In these small things, we find our larger, enduring life, and perhaps sense that we have been spending too much of the currency of our time in routine on the fringe of the aliveness of the Earth.

And because of this, despite all the captivation of civility, perhaps we awaken and go farther, becoming shamanic:

Without nourishment
Listen to the wind, to the tree branches, to the birds.
Listen to the little herbs in the under story of the forest and to the ants.

Become a crow
Borrowing its wings and eyes.

Disrupt routine.
Have no explanation.
Apologize to plants.

Speak in the dark to animals.
Go to your heaven.
Sense the terror and wonder of being human.

Saturday, March 10, 2012

Trees In Their Humanness

Copyright Lance Kinseth, 2011

…the fathomless gaze of all animals when they acknowledge us
 as being at one with them.
James Cowan, Letters From A Wild State

THE GAZE OF ANIMALS toward us acknowledges us as other animals rather than as something separate and above.  But when we return the gaze, the humanness, for example, of trees can seem to be such a disparate view for us, as if humanness is ours alone.  A phrase, such as Trees in their humanness [Lisel Mueller, from “Necessities,” Alive Together] may read as an oxymoron, as impossible.

Far more disparate than finding our humanness in trees, going even deeper, there is this very real way that

We walk about in the footsteps of birds. 
We sit down as pools of rain
And we stand up as uncoiling seeds.

There is within you and I this moon. 
There is within us a field of grass in wind. 
There is within us the walking of ants.

There is this way that, for example, we might rationally understand that we have been contrived from stone—star matter.  But going even further, there is more perplexing way in which
All the stones have been us
[W. S. Merwin, from “Eyes of Summer,”
Writings To An Unfinished Accompaniment].

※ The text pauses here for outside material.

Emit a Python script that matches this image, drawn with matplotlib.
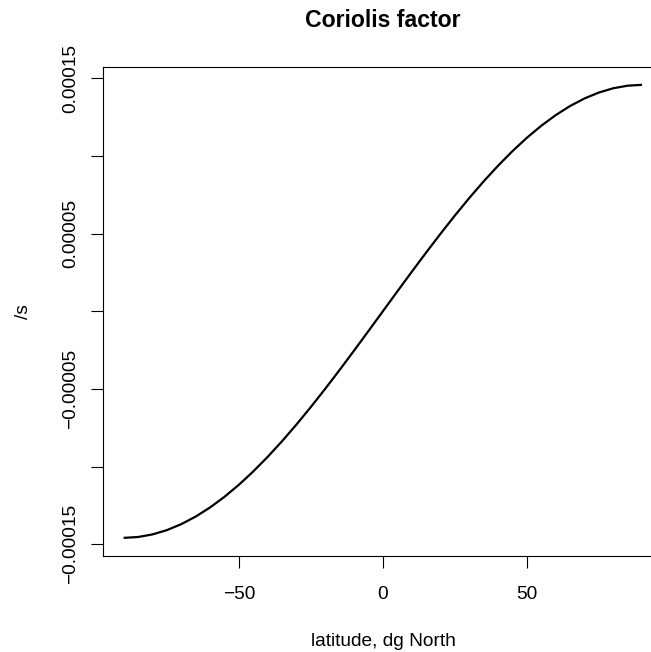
import matplotlib
matplotlib.use("Agg")
import matplotlib.pyplot as plt

# latitude (degrees North) and Coriolis factor (/s)
latitude = [-90, -85, -80, -75, -70, -65, -60, -55, -50, -45, -40, -35, -30, -25,
            -20, -15, -10, -5, 0, 5, 10, 15, 20, 25, 30, 35, 40, 45, 50, 55, 60,
            65, 70, 75, 80, 85, 90]
coriolis = [-1.458e-4, -1.4524e-4, -1.4359e-4, -1.4083e-4, -1.3701e-4, -1.3214e-4,
            -1.2627e-4, -1.1943e-4, -1.1169e-4, -1.0310e-4, -9.372e-5, -8.363e-5,
            -7.290e-5, -6.162e-5, -4.987e-5, -3.774e-5, -2.532e-5, -1.271e-5, 0.0,
            1.271e-5, 2.532e-5, 3.774e-5, 4.987e-5, 6.162e-5, 7.290e-5, 8.363e-5,
            9.372e-5, 1.0310e-4, 1.1169e-4, 1.1943e-4, 1.2627e-4, 1.3214e-4,
            1.3701e-4, 1.4083e-4, 1.4359e-4, 1.4524e-4, 1.458e-4]

x_ticks = [-50, 0, 50]
x_ticklabels = ["\u221250", "0", "50"]
y_ticks = [-1.5e-4, -1.0e-4, -5e-5, 0.0, 5e-5, 1.0e-4, 1.5e-4]
y_ticklabels = ["\u22120.00015", "", "\u22120.00005", "", "0.00005", "", "0.00015"]

title = "Coriolis factor"
xlabel = "latitude, dg North"
ylabel = "/s"

plt.rcParams['font.family'] = ['Liberation Sans', 'DejaVu Sans']

W, H = 651, 652
fig = plt.figure(figsize=(W / 100, H / 100), dpi=100, facecolor='white')

left, right, top, bottom = 102.8, 662.8, 66.7, 556.0
ax = fig.add_axes([left / W, (H - bottom) / H, (right - left) / W, (bottom - top) / H])

ax.plot(latitude, coriolis, color='black', linewidth=1.6, solid_capstyle='butt')

xr = max(latitude) - min(latitude)
ax.set_xlim(min(latitude) - 0.04 * xr, max(latitude) + 0.04 * xr)
yr = max(coriolis) - min(coriolis)
ax.set_ylim(min(coriolis) - 0.04 * yr, max(coriolis) + 0.04 * yr)

for s in ax.spines.values():
    s.set_linewidth(0.8)
    s.set_color('black')

fs = 13.8
ax.set_xticks(x_ticks)
ax.set_xticklabels(x_ticklabels, fontsize=fs)
ax.set_yticks(y_ticks)
ax.set_yticklabels(y_ticklabels, fontsize=fs)
ax.tick_params(axis='both', direction='out', length=8.6, width=0.8, color='black')
ax.tick_params(axis='x', pad=13.2)
ax.tick_params(axis='y', pad=8.4)
for lab in ax.get_yticklabels():
    lab.set_rotation(90)
    lab.set_va('center')
    lab.set_ha('right')

fig.text(383 / W, 1 - 27.3 / H, title, ha='center', va='baseline',
         fontsize=16.6, fontweight='bold')
fig.text(383 / W, 1 - 646 / H, xlabel, ha='center', va='baseline', fontsize=fs)
fig.text(28 / W, 1 - 311.7 / H, ylabel, ha='center', va='baseline', rotation=90,
         rotation_mode='anchor', fontsize=fs)

fig.savefig("out.png", dpi=100, facecolor='white')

How could this be, when stone predates us; we, who are so very young in the history of the Earth?  While such views can appear to be esoteric poetic musings, the writers intended them to be descriptive of an unseen reality.  Ultimately, such statements are offered because they are felt to be deeply practical and to have something important to say to us.  Our inability to envision events in such a manner might be lamentable as a measure of our limits, and perhaps even dangerous for survival across the long run of things.

The effusive body of the shaman is self-as-landscape.

Humanness is more than human beings. Events that can appear to be very distanced from us, such as rain and seed are, in fact, most intimate, even more intimate that we are to each other. 

The holy water that is rain and the seed that is grain—the dominant forces that continue to buoy up the most advanced post-industrial, cybernetic culture—are present daily, and are the core of our immanent survival.  Every inhalation is also flora’s exhalation.  And across the long run of things, the flora and waters out of which grain and drink and breath emerge continue to speak “humanely” to us with a wisdom that offers us an optimal way forward were we to awaken to it and listen.  

Thursday, March 8, 2012

Apprentice: A Possible First Gate

Copyright Lance Kinseth, 2012

I will set before you the following:
Lightning-struck oak,
Three feathers-eagle, owl, gull—
A smooth stone and a rough stone,
A drilled deer bone.

Your reactions to each,
Especially their meaningfulness, please;


Your hands held over my forearms:
Your intuitive sensations, please;


Your recollections of a favorite dream;


Your interface with a small cluster of stones,
Asking a yes/no question.

Tuesday, March 6, 2012

Becoming Rain: Seeing In The Dark

Copyright Lance Kinseth, Becoming Rain, 24"x30, 2002

My two arms are lightning bolts.
My legs outspread to down-flowing torrents of rain.

My eyes are sun and moon
My head is star-filled cobalt blue.

Today "Becoming Rain" will be my one of my true names.
Today, to say “I” will be to say “Earth.”
Today, to say “I” will open a gateway rather than build a wall.